Il censurato art. 31 interferirebbe con le materie suindicate, segnatamente laddove riconosce al privato il diritto alla rimozione del vincolo, secondo i criteri e con le modalità di cui al previsto decreto del Presidente del Consiglio dei ministri, atto sostanzialmente regolamentare al quale anche le Province autonome sarebbero tenute ad adeguarsi.
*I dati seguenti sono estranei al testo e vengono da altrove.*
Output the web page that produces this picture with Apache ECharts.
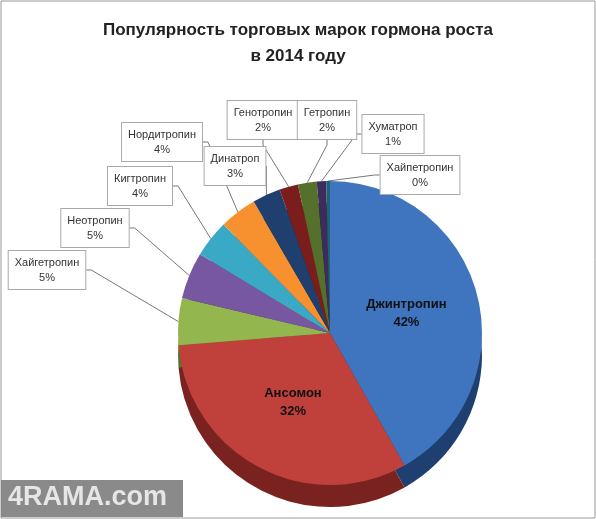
<!DOCTYPE html>
<html><head><meta charset="utf-8">
<script src="https://cdn.jsdelivr.net/npm/echarts@6/dist/echarts.min.js"></script>
<style>html,body{margin:0;padding:0;background:#fff}#c{width:596px;height:519px}</style>
</head><body><div id="c"></div>
<script>
const names=['Джинтропин','Ансомон','Хайгетропин','Неотропин','Кигтропин','Нордитропин','Динатроп','Генотропин','Гетропин','Хуматроп','Хайпетропин'];
const values=[42,32,5,5,4,4,3,2,2,1,0.4];
const labels=['42%','32%','5%','5%','4%','4%','3%','2%','2%','1%','0%'];
const colors=['#3f74be','#c0403b','#93b74e','#7657a0','#3aa9c6','#f7902f','#1f3f6e','#7a1e1d','#55702a','#3b2c5c','#1d6478'];
const dark=['#1f3f70','#7a2220','#5a7330','#4a3565','#236a7c','#a85d1c','#13284a','#4a1212','#34461a','#241a3a','#113e4b'];
const labelPos=[null,null,[47,270],[95,228],[140,186],[162,142],[235,166],[263,120],[327,120],[393,134],[420,175]];
const chart=echarts.init(document.getElementById('c'));
const data=names.map((n,i)=>{
  const big=i<2;
  return {name:n,value:values[i],itemStyle:{color:colors[i]},
    label:big?{position:'inside',formatter:'{b}\n'+labels[i],fontWeight:'bold',fontSize:13,color:'#111',lineHeight:18,backgroundColor:'transparent',borderWidth:0}
      :{formatter:'{b}\n'+labels[i]}};
});
chart.setOption({
  animation:false,
  title:{text:'Популярность торговых марок гормона роста\nв 2014 году',left:'center',top:12,
    textStyle:{fontSize:17,fontWeight:'bold',color:'#222',lineHeight:26,fontFamily:'Liberation Sans'}},
  graphic:[
    {type:'rect',shape:{x:1,y:1,width:594,height:517},style:{fill:'none',stroke:'#999'}},
    {type:'rect',shape:{x:1,y:480,width:182,height:37},style:{fill:'#8a8a8a'},z:100},
    {type:'text',x:8,y:484,z:101,style:{text:'4RAMA.com',fontSize:27,fontWeight:'bold',fill:'#e6e6e6',fontFamily:'Liberation Sans'}}
  ],
  series:[
    {type:'pie',silent:true,center:[330,355],radius:[0,152],startAngle:90,label:{show:false},labelLine:{show:false},
     data:names.map((n,i)=>({name:n,value:values[i],itemStyle:{color:dark[i]}})),z:1},
    {type:'pie',center:[330,333],radius:[0,152],startAngle:90,z:2,
     minShowLabelAngle:0,avoidLabelOverlap:false,
     label:{fontSize:11,color:'#333',backgroundColor:'#fff',borderColor:'#aaa',borderWidth:1,padding:[4,6],lineHeight:15,align:'center'},
     labelLine:{length:10,length2:5,lineStyle:{color:'#777'}},
     labelLayout:function(p){const q=labelPos[p.dataIndex];return q?{x:q[0],y:q[1],align:'center',verticalAlign:'middle'}:{};},
     data:data}
  ]
});
</script></body></html>
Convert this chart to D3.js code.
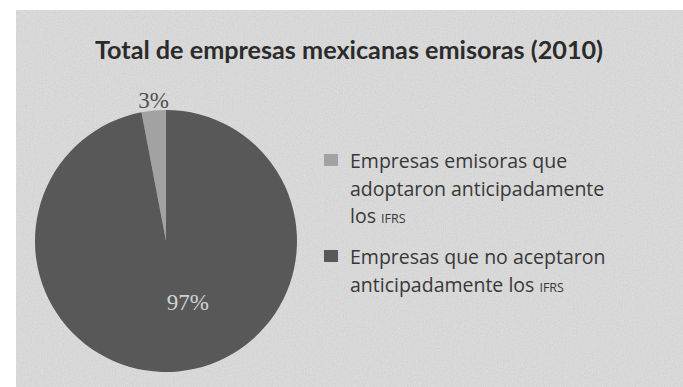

Così facendo, ad avviso della ricorrente, l’art. 31 violerebbe gli artt. 117, comma quarto, Cost., e 8, numeri 5) e 20), dello Statuto della Regione autonoma Trentino – Alto Adige / Südtirol e le relative norme di attuazione, in particolare quelle di cui al d.P.R.22 marzo 1974, n. 381 (Norme di attuazione dello statuto speciale per la regione Trentino – Alto Adige in materia di urbanistica ed opere pubbliche), al d.P.R. 22 marzo 1974, n. 278 (Norme di attuazione dello statuto speciale per la regione Trentino – Alto Adige in materia di turismo ed industrie alberghiere) e al d.P.R. 1° novembre 1973, n. 686 (Norme di attuazione dello statuto speciale per la regione Trentino – Alto Adige concernente esercizi pubblici e spettacoli pubblici).

In virtù del già citato comma 3, che conclude l’art. 31, le Regioni e le Province autonome sono tenute ad adeguare i propri ordinamenti a quanto stabilito nel previsto decreto del Presidente del Consiglio dei ministri, entro un anno dalla sua pubblicazione nella Gazzetta Ufficiale (primo periodo); in quanto compatibili con l’art. 31, restano ferme «le disposizioni di cui al decreto del Presidente del Consiglio dei Ministri 13 settembre 2002, pubblicato nella Gazzetta Ufficiale n. 225 del 25 settembre 2002, recante il recepimento dell’accordo fra lo Stato, le Regioni e le Province autonome sui principi per l’armonizzazione, la valorizzazione e lo sviluppo del sistema turistico» (secondo periodo).